La ruptura de los referentes territoriales lanza a las víctimas del desplazamiento a un vacío que los obligará a recurrir a sus habilidades básicas de supervivencia y a reconstruir lentamente una visión de su nuevo ambiente, que acaba por ser reducido a términos climáticos, físicos o biológicos empobrecidos, ajenos, para lo cual no cuentan con más datos que las generalizaciones que hayan podido hacer a partir del pasado. Un calentano en un semáforo descifrando la ventisca, la inexistencia de palabras de un llanero para referirse a las centenares de posibilidades de nombrar montaña, son una conquista obligada en el lenguaje, en el caminar, el vestirse, una nueva violencia implicada que solo amainará con el transcurso de las generaciones, cuando emerja nuevo conocimiento que, decantado con los pequeños detalles de esas experiencias, les sirva para sentirse a gusto, en un lugar, su lugar. De hecho, no han bastado quinientos años para borrar las huellas de la ocupación hispánica que, al reemplazar la historia y asimilar equívocamente los trópicos a sus referentes peninsulares, equivocó el ecosistema y con ello, destruyó las posibilidades de construir un proyecto ajustado a su potencialidad.

Para Colombia, país de la biodiversidad, donde la riqueza y diferencia de sus ecosistemas es probablemente lo que debería marcar la identidad nacional, esta pérdida de la memoria, ya no histórica, sino táctil, olfativa, auditiva, sensorial, y lo más importante, tejida colectivamente, equivale a reiniciar unas relaciones entre sociedad y naturaleza desde cero, o peor aún, con un saldo negativo derivado de la agresión con que los nuevos ocupantes tratan de acomodarse a referentes ambientales que son vistos como limitantes a la simpleza de su proyecto.
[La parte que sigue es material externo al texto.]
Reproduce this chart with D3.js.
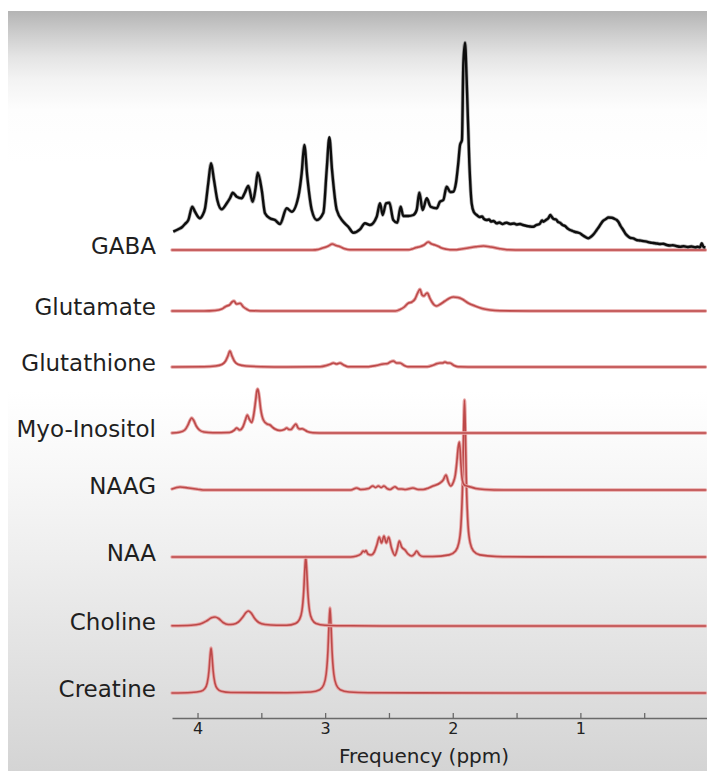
<!DOCTYPE html>
<html>
<head>
<meta charset="utf-8">
<script src="https://cdn.jsdelivr.net/npm/d3@7"></script>
<style>
  html, body { margin: 0; padding: 0; background: #ffffff; }
  svg { display: block; }
</style>
</head>
<body>
<svg id="chart" width="707" height="771"></svg>
<script>
// Basis spectra of brain metabolites stacked under a measured MR spectrum.
const metabolites = ["GABA", "Glutamate", "Glutathione", "Myo-Inositol", "NAAG", "NAA", "Choline", "Creatine"];
// vertical stacking offsets (a.u.) for each basis spectrum
const offsets = [443, 382, 326, 260, 203, 136, 67, 0];
const measuredOffset = 445;

const majorTicks = [4, 3, 2, 1];
const minorTicks = [3.5, 2.5, 1.5, 0.5];
const tickLabels = ["4", "3", "2", "1"];
const xLabel = "Frequency (ppm)";

// [ppm, amplitude]
const measured = [
  [4.19,16.3],[4.151,18.7],[4.12,21],[4.098,24],[4.072,28],[4.041,41.3],[4.02,36.3],[3.981,29.7],[3.96,33],
  [3.941,39.7],[3.916,64.7],[3.894,84.7],[3.871,68],[3.845,48],[3.811,38.7],[3.771,44.7],[3.745,50],[3.724,55.3],
  [3.693,51.3],[3.654,49.7],[3.63,55],[3.602,62],[3.568,46.3],[3.545,60],[3.528,75.3],[3.497,58],[3.471,34.7],
  [3.432,29.7],[3.393,28],[3.354,24],[3.301,39.7],[3.262,36.3],[3.21,51.3],[3.184,74.7],[3.163,103],[3.14,71.3],
  [3.105,38],[3.066,28],[3.014,35.3],[2.988,78],[2.967,110.7],[2.946,78],[2.909,38],[2.858,26.3],[2.819,21.3],
  [2.779,15.3],[2.727,18.7],[2.688,24.7],[2.649,23],[2.596,31.3],[2.57,44.7],[2.549,33],[2.523,44.7],[2.497,45.3],
  [2.466,28],[2.435,25.3],[2.408,41.3],[2.388,32],[2.348,32],[2.309,33],[2.283,38],[2.262,55.3],[2.236,38],
  [2.204,49.7],[2.173,41.3],[2.126,39.7],[2.1,46.3],[2.074,48],[2.048,61.3],[2.02,56],[1.996,56.3],[1.975,65],
  [1.957,84.7],[1.943,103],[1.928,108],[1.917,184.7],[1.904,205.3],[1.891,168],[1.87,84.7],[1.852,44.7],
  [1.835,36],[1.812,33],[1.79,31],[1.77,31.5],[1.755,29],[1.734,28],[1.715,28.5],[1.7,26.5],[1.68,27],
  [1.656,24.7],[1.635,25.5],[1.61,24],[1.59,25],[1.577,25.3],[1.55,24],[1.52,24.5],[1.5,23.5],[1.473,24],
  [1.45,23],[1.42,22],[1.395,21.5],[1.369,21.3],[1.345,23],[1.32,24],[1.3,27.5],[1.291,26.3],[1.27,28],
  [1.25,30],[1.235,33],[1.225,31.3],[1.21,29],[1.19,28.5],[1.175,26],[1.16,25.3],[1.14,23],[1.12,22],
  [1.1,19.5],[1.081,18],[1.06,17],[1.04,16],[1.02,15.5],[1.003,14.7],[0.985,13],[0.96,11],[0.938,9.7],
  [0.915,11.5],[0.895,14],[0.872,18],[0.85,22],[0.835,25],[0.82,27.3],[0.8,29],[0.78,30.5],[0.755,30.3],
  [0.73,29],[0.715,28],[0.703,26.3],[0.685,22],[0.664,18],[0.645,14],[0.625,11.5],[0.605,10],[0.585,9.7],
  [0.56,8],[0.535,7.5],[0.51,7],[0.48,6.3],[0.455,5.5],[0.43,5],[0.4,4.5],[0.375,4],[0.35,4.2],[0.324,3],
  [0.3,2.5],[0.275,2.8],[0.25,2],[0.219,1.3],[0.19,1.8],[0.16,1],[0.13,1.5],[0.1,0.8],[0.08,1.2],[0.063,0.7],
  [0.049,4.7],[0.035,1],[0.02,0.7]
];

const gaba = [
  [4.2,0],[3.1,0],[3.056,0.5],[3.025,1.8],[3.001,2.7],[2.975,4],[2.944,6],[2.915,4.5],[2.884,3.3],[2.845,1.2],
  [2.806,0.2],[2.35,0.2],[2.319,1],[2.285,2.5],[2.257,3.3],[2.225,5],[2.192,8],[2.165,6],[2.139,5],[2.11,3.5],
  [2.087,2],[2.05,0.8],[2.022,0.3],[1.97,0.3],[1.943,0.8],[1.88,2],[1.82,3.2],[1.76,4],[1.7,3],[1.64,1.5],
  [1.575,0.3],[1.45,0],[0.02,0]
];

const glutamate = [
  [4.2,0],[3.95,0],[3.863,0.5],[3.81,2],[3.785,4],[3.771,5],[3.75,6],[3.73,9],[3.714,10],[3.695,7],[3.667,7.7],
  [3.64,4],[3.61,1.5],[3.589,0.3],[3.45,0],[2.45,0],[2.413,1.5],[2.38,4],[2.351,7.7],[2.32,9],[2.296,12],
  [2.275,18],[2.257,21.7],[2.24,16],[2.225,15],[2.212,17],[2.199,18],[2.18,13],[2.163,9],[2.145,6],[2.126,5],
  [2.095,7],[2.061,10],[2.03,12.5],[1.996,14],[1.96,13.5],[1.928,12],[1.88,8],[1.826,5],[1.77,2.5],[1.708,1],
  [1.63,0.2],[1.4,0],[0.02,0]
];

const glutathione = [
  [4.2,0],[3.95,0.3],[3.86,1],[3.81,2.5],[3.78,6],[3.762,11],[3.746,16],[3.73,11],[3.712,6],[3.68,2.5],[3.62,1],
  [3.5,0.3],[3.3,0],[3.04,0.3],[2.99,1.5],[2.955,3],[2.936,4],[2.91,3],[2.884,4],[2.855,2],[2.821,0.3],
  [2.66,0.3],[2.6,1.5],[2.544,3],[2.51,3.5],[2.49,5],[2.466,6],[2.44,4],[2.413,4],[2.38,1.5],[2.351,0.3],
  [2.2,0.3],[2.15,2],[2.12,3.5],[2.1,4],[2.08,4],[2.061,5],[2.04,4],[2.022,4],[1.99,1.5],[1.959,0.3],[1.8,0],
  [0.02,0]
];

const myoInositol = [
  [4.2,0],[4.14,0.8],[4.1,3],[4.075,8],[4.058,13],[4.046,15],[4.032,13],[4.01,7],[3.985,3],[3.95,1],[3.88,0.2],
  [3.75,0.5],[3.71,3],[3.693,5],[3.67,3],[3.645,6],[3.625,13],[3.61,18],[3.595,14],[3.575,10.5],[3.56,18],
  [3.545,32],[3.535,42],[3.528,44],[3.518,38],[3.505,24],[3.484,13],[3.455,9],[3.432,8],[3.41,5.5],[3.393,4],
  [3.354,2.5],[3.32,3.5],[3.301,5],[3.283,3.5],[3.268,3.5],[3.245,7],[3.229,9],[3.212,5],[3.197,4],[3.18,4.2],
  [3.166,3.5],[3.14,1.5],[3.096,0.3],[3.0,0],[0.02,0]
];

const naag = [
  [4.2,1],[4.137,3],[4.07,2],[4.0,0.8],[3.957,0],[2.8,0],[2.753,2],[2.72,0.5],[2.66,1.5],[2.627,4],[2.605,2.5],
  [2.583,4],[2.561,2.5],[2.539,4],[2.515,1.5],[2.492,0.5],[2.453,3.3],[2.425,1],[2.4,1],[2.37,0.5],[2.312,2],
  [2.27,0.5],[2.233,0.5],[2.19,2],[2.155,4],[2.1,7],[2.075,10],[2.053,15],[2.035,8],[2.016,4],[1.995,8],
  [1.98,15],[1.968,28],[1.958,42],[1.949,48],[1.942,40],[1.934,22],[1.925,10],[1.91,5],[1.89,4],[1.86,3],
  [1.82,1.5],[1.75,0.5],[1.6,0],[0.02,0]
];

const naa = [
  [4.2,0],[2.8,0],[2.76,0.8],[2.72,3],[2.703,6],[2.69,5],[2.68,6.5],[2.665,3],[2.64,2],[2.615,5],[2.595,12],
  [2.576,20],[2.558,14],[2.539,21],[2.521,14],[2.502,20],[2.48,9],[2.453,1.5],[2.435,8],[2.419,16],[2.4,10],
  [2.374,7],[2.35,3],[2.322,1],[2.3,3],[2.283,6],[2.26,2],[2.233,0.5],[2.158,0.5],[2.028,2.1],[1.978,6],
  [1.953,13.9],[1.936,31.4],[1.922,78.5],[1.915,125.6],[1.908,157],[1.901,125.6],[1.894,78.5],[1.88,31.4],
  [1.863,13.9],[1.838,6],[1.788,2.1],[1.66,0.5],[1.4,0.1],[0.02,0]
];

const choline = [
  [4.2,0.3],[4.05,0.8],[3.98,2],[3.93,5],[3.89,8.3],[3.863,9],[3.835,7.5],[3.8,3.5],[3.76,1.5],[3.72,1.8],
  [3.68,4],[3.645,9],[3.62,13.5],[3.602,15],[3.58,13],[3.555,8],[3.52,3.5],[3.47,1.5],[3.38,0.8],[3.302,0.8],
  [3.232,2.6],[3.202,6.4],[3.182,15],[3.168,34.5],[3.16,55],[3.152,69],[3.144,55],[3.136,34.5],[3.122,15],
  [3.102,6.4],[3.072,2.6],[3.0,0.8],[2.8,0.2],[2.4,0],[0.02,0]
];

const creatine = [
  [4.2,0],[4.05,0.5],[3.974,1.7],[3.944,4.2],[3.924,10],[3.91,22.5],[3.902,36],[3.894,45],[3.886,36],[3.878,22.5],
  [3.864,10],[3.844,4.2],[3.814,1.7],[3.74,0.5],[3.3,0.2],[3.112,1],[3.042,3.3],[3.012,8],[2.992,19],[2.978,42.5],
  [2.97,68],[2.962,85],[2.954,68],[2.946,42.5],[2.932,19],[2.912,8],[2.882,3.3],[2.812,1],[2.66,0.3],[2.3,0.1],
  [0.02,0]
];

const basisSpectra = [gaba, glutamate, glutathione, myoInositol, naag, naa, choline, creatine];

// ---- drawing ----
const W = 707, H = 771;
const svg = d3.select("#chart");

// panel background: grey fade at the top, light grey at the bottom
const defs = svg.append("defs");
const grad = defs.append("linearGradient")
  .attr("id", "panelBg")
  .attr("gradientUnits", "userSpaceOnUse")
  .attr("x1", 0).attr("y1", 11).attr("x2", 0).attr("y2", H);
[
  [0, "#b4b4b4"], [0.03, "#cdcdcd"], [0.06, "#e4e4e4"], [0.09, "#f3f3f3"], [0.13, "#fdfdfd"],
  [0.2, "#ffffff"], [0.5, "#ffffff"], [0.6, "#f8f8f8"], [0.72, "#eeeeee"], [0.85, "#e2e2e2"], [1, "#d4d4d4"]
].forEach(([o, c]) => grad.append("stop").attr("offset", o).attr("stop-color", c));

svg.append("rect").attr("x", 0).attr("y", 0).attr("width", W).attr("height", H).attr("fill", "#ffffff");
svg.append("rect").attr("x", 8).attr("y", 11).attr("width", W - 8).attr("height", H - 11)
  .attr("fill", "url(#panelBg)");

const x = d3.scaleLinear().domain([4.2, 0]).range([172, 708]);
const y = d3.scaleLinear().domain([0, 500]).range([693, 193]);

const lineFor = (offset) => d3.line()
  .x(d => x(d[0]))
  .y(d => y(offset + d[1]))
  .curve(d3.curveMonotoneX);

// basis spectra, drawn bottom to top
const basisG = svg.append("g").attr("class", "basis");
for (let i = basisSpectra.length - 1; i >= 0; i--) {
  const path = lineFor(offsets[i])(basisSpectra[i]);
  basisG.append("path").attr("d", path)
    .attr("fill", "none").attr("stroke", "#e7a7a7").attr("stroke-width", 3.4)
    .attr("stroke-linejoin", "round").attr("stroke-linecap", "round");
  basisG.append("path").attr("d", path)
    .attr("fill", "none").attr("stroke", "#bd4949").attr("stroke-width", 1.6)
    .attr("stroke-linejoin", "round").attr("stroke-linecap", "round");
}

// metabolite names
svg.append("g").selectAll("text")
  .data(metabolites)
  .join("text")
  .attr("x", 156)
  .attr("y", (d, i) => y(offsets[i]) + 4)
  .attr("text-anchor", "end")
  .attr("font-family", "DejaVu Sans, sans-serif")
  .attr("font-size", 23)
  .attr("fill", "#1f1f1f")
  .text(d => d);

// measured spectrum
const mPath = lineFor(measuredOffset)(measured);
svg.append("path").attr("d", mPath)
  .attr("fill", "none").attr("stroke", "#7a7a7a").attr("stroke-opacity", 0.6).attr("stroke-width", 3.8)
  .attr("stroke-linejoin", "round");
svg.append("path").attr("d", mPath)
  .attr("fill", "none").attr("stroke", "#0d0d0d").attr("stroke-width", 2.4)
  .attr("stroke-linejoin", "round");

// frequency axis with inward ticks
const allTicks = majorTicks.concat(minorTicks).sort((a, b) => b - a);
const axis = d3.axisBottom(x)
  .tickValues(allTicks)
  .tickSizeInner(-5)
  .tickSizeOuter(0)
  .tickPadding(5)
  .tickFormat(v => {
    const k = majorTicks.indexOf(v);
    return k >= 0 ? tickLabels[k] : "";
  });

const axisG = svg.append("g").attr("transform", "translate(0,718)").call(axis);
axisG.select(".domain").attr("stroke", "#6a6a6a").attr("stroke-width", 1.5);
axisG.selectAll(".tick line").attr("stroke", "#6a6a6a").attr("stroke-width", 1.3);
axisG.selectAll(".tick text")
  .attr("font-family", "DejaVu Sans, sans-serif")
  .attr("font-size", 16)
  .attr("fill", "#222");

svg.append("text")
  .attr("x", 424).attr("y", 763)
  .attr("text-anchor", "middle")
  .attr("font-family", "DejaVu Sans, sans-serif")
  .attr("font-size", 20)
  .attr("fill", "#222")
  .text(xLabel);
</script>
</body>
</html>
La ciénaga no ha sido vista, el caimán no tiene lugar, hasta la lluvia es la enemiga.

La tradición del conocimiento ecológico es un tejido inconsciente del cual emergen comportamientos autorregulados, relaciones creativas, propuestas comunicativas y, por supuesto, la noción de tradición, no en su aspecto conservacionista o nostálgico, sino por el contrario, creativo, en la medida que permite trenzar nuevas historias, nuevas experiencias, nuevos viajes. Esta tradición, que a veces reducimos a un tema “folclórico”, está inscrita no sólo en las narraciones, las canciones, las creencias, sino en el mismo cuerpo de las personas: Un cuerpo que crece tocando el mundo, no volando sobre él. Un cuerpo que siente las hormigas y a veces se queja de ellas, que registra el vuelo del murciélago y se inclina para lanzar su atarraya, que tiene una relación genética y generativa con el mundo, porque es parte de él, su continuidad. Incluso, hoy día con la abstracción de la existencia que parece producir la Internet, es la continuidad física de la persona la que se desarrolla en otro ambiente y crecerá, en un nuevo viaje que no puede prescindir de origen. Por eso, la base de cualquier proyecto social sostenible es la persistencia de la memoria, que debe ser recuperada incluso fuera del territorio, porque sobrevive en los cuerpos y espíritus de la gente y siempre puede volver a germinar.